When she came back with his orange juice, he grinned and said: “Well? I mean it.”
“I told you to look out. Maybe I did too.”
“You know what would be a highly original thing for you to do?”
“What’s that?”
“Say yes, right away — like that.”
A wild, excited feeling swept over her. It suddenly occurred to her that for the moment she was free as a bird. Her pies were all made and delivered, the children were with the Pierces at the beach, the painters would be done by noon, there was nothing to detain her at all. It was as though for just a little while she was unlisted in God’s big index, and as she turned away from him she could feel the wind in her hair. She went to the kitchen, and beckoned to Ida. “Ida, I think the real trouble with that girl is me. I think I make her nervous. And she’s got to start some time. Why don’t I just quietly get out?”
Ida looked over toward Mr. Chris, who was doing his morning accounts. “Well he’d just love to save a buck.”
“Of course he would.”
“All right, Mildred, you run along, and I wish you all kinds of luck with your little restaurant, and I’ll be out the very first chance I get, and — oh, your check!”

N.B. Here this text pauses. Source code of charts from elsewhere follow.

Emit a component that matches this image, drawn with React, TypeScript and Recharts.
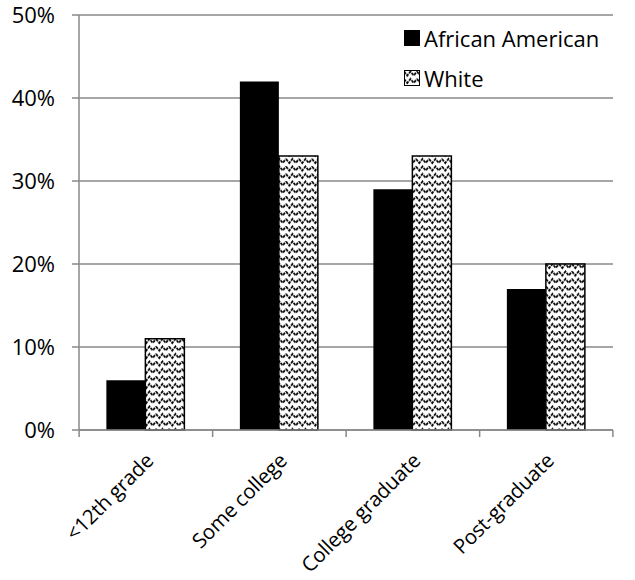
import React from 'react';
import {
  BarChart,
  Bar,
  XAxis,
  YAxis,
  CartesianGrid,
} from 'recharts';

const categories = ['<12th grade', 'Some college', 'College graduate', 'Post-graduate'];
const africanAmerican = [6, 42, 29, 17];
const white = [11, 33, 33, 20];
const yTicks = [0, 10, 20, 30, 40, 50];

const data = categories.map((name, i) => ({
  name,
  aa: africanAmerican[i],
  white: white[i],
}));

const FONT = '"Open Sans", sans-serif';
const FS = 22;
const BAND = 133.25;

const XTick = (props: any) => {
  const { x, y, payload, index } = props;
  const left = x - BAND / 2;
  const ax = x + 9;
  const ay = y + 24;
  return (
    <g>
      <line x1={left} y1={y - 8} x2={left} y2={y - 1} stroke="#888" strokeWidth={1.5} />
      {index === categories.length - 1 && (
        <line x1={x + BAND / 2} y1={y - 8} x2={x + BAND / 2} y2={y - 1} stroke="#888" strokeWidth={1.5} />
      )}
      <text
        x={ax}
        y={ay}
        textAnchor="end"
        transform={`rotate(-45, ${ax}, ${ay})`}
        fontFamily={FONT}
        fontSize={20.5}
        letterSpacing={-0.2}
        fill="#000"
      >
        {payload.value}
      </text>
    </g>
  );
};

const LegendBox = () => (
  <div
    style={{
      position: 'absolute',
      left: 404,
      top: 18,
      fontFamily: FONT,
      fontSize: FS,
      color: '#000',
    }}
  >
    <div style={{ display: 'flex', alignItems: 'center', height: 40 }}>
      <svg width={16} height={16} style={{ marginRight: 4 }}>
        <rect x={0} y={0} width={16} height={16} fill="#000" />
      </svg>
      African American
    </div>
    <div style={{ display: 'flex', alignItems: 'center', height: 40 }}>
      <svg width={16} height={16} style={{ marginRight: 4 }}>
        <rect x={0.5} y={0.5} width={15} height={15} fill="url(#zigzag)" stroke="#000" />
      </svg>
      White
    </div>
  </div>
);

export default function App() {
  return (
    <div style={{ position: 'absolute', left: 0, top: 0, width: 635, height: 580, background: '#fff' }}>
      <svg width={0} height={0} style={{ position: 'absolute' }}>
        <defs>
          <pattern id="zigzag" width={13} height={7.5} patternUnits="userSpaceOnUse">
            <rect width={13} height={7.5} fill="#fff" />
            <polyline
              points="0,1.5 3.25,5.5 6.5,1.5 9.75,5.5 13,1.5"
              fill="none"
              stroke="#000"
              strokeWidth={1.8}
              strokeDasharray="3 1"
            />
          </pattern>
        </defs>
      </svg>
      <BarChart
        width={635}
        height={580}
        data={data}
        margin={{ top: 15, right: 22, bottom: 0, left: 0 }}
        barCategoryGap="20.5%"
        barGap={0}
      >
        <CartesianGrid vertical={false} stroke="#888" strokeWidth={1.5} />
        <XAxis
          dataKey="name"
          interval={0}
          height={150}
          axisLine={{ stroke: '#888', strokeWidth: 1.5 }}
          tickLine={false}
          tick={<XTick />}
        />
        <YAxis
          width={79}
          domain={[0, 50]}
          ticks={yTicks}
          tickFormatter={(v: number) => `${v}%`}
          axisLine={{ stroke: '#888', strokeWidth: 1.5 }}
          tickLine={{ stroke: '#888', strokeWidth: 1.5 }}
          tickSize={7}
          tickMargin={17}
          tick={{ fontFamily: FONT, fontSize: FS, fill: '#000' }}
        />
        <Bar dataKey="aa" name="African American" fill="#000" isAnimationActive={false} />
        <Bar
          dataKey="white"
          name="White"
          fill="url(#zigzag)"
          stroke="#000"
          strokeWidth={1.5}
          isAnimationActive={false}
        />
      </BarChart>
      <LegendBox />
    </div>
  );
}
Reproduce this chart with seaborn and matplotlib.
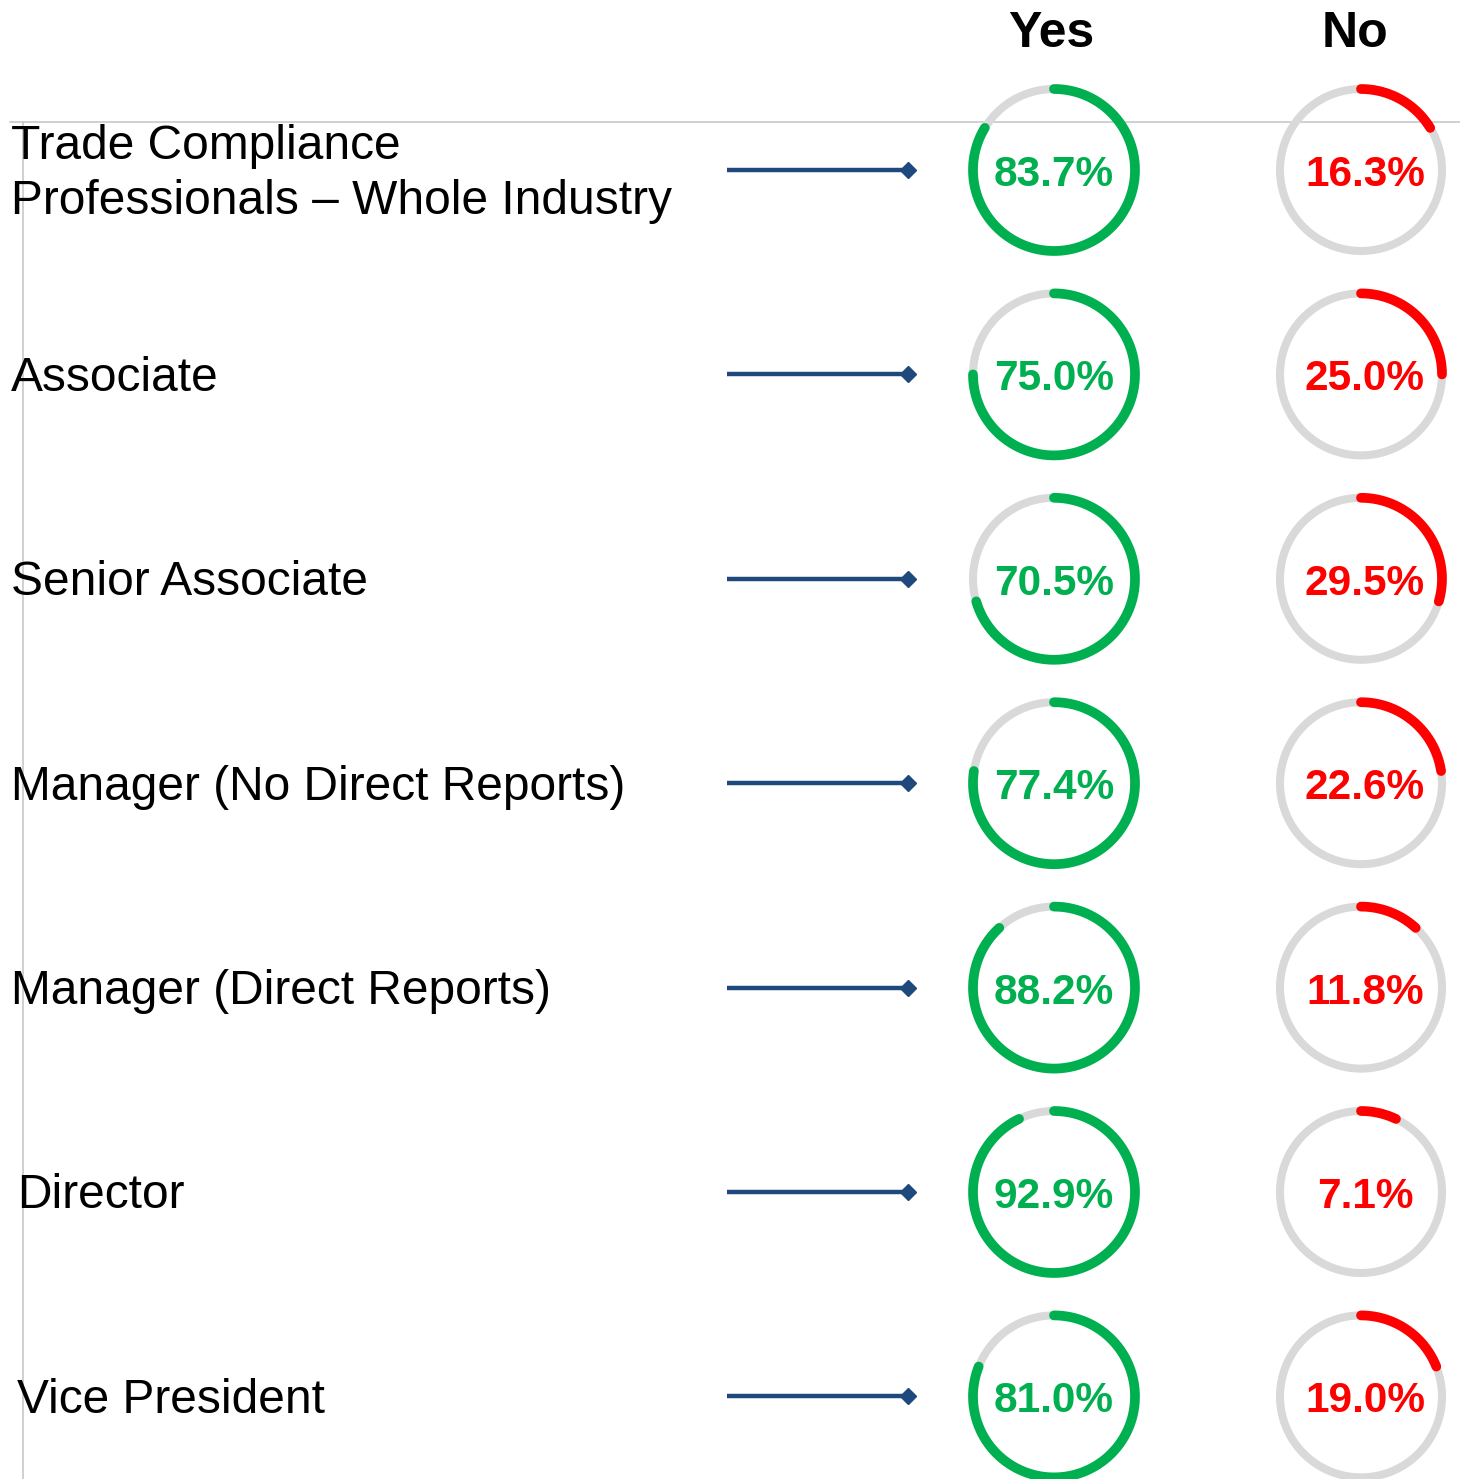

“I’ll pick it up next week.”
“That’s right, when you come with the pies.”
Mildred got the bacon and eggs, went out with them. His eyes met hers before she was through the kitchen door, and she couldn’t repress a little smile as she approached. As she set down the plate she asked: “Well, what are you grinning about?”
“And what are you grinning about?”
“Oh — might as well be original once in a while.”
“Damn it, I like you.”
The rest of it was quick, breathless, and eager. He wanted to get started, she insisted she had to take her car home. He wanted to tail her there, she said she had an errand to do after she got there. The errand was to see that the model home was locked after the painters got out, but she didn’t go into that. They made the rendezvous at the Colorado Pharmacy, at twelve fifteen. Then Anna approached, to take over and collect her tip. Mildred hurried to her locker, changed, said her hasty good-byes, and scooted.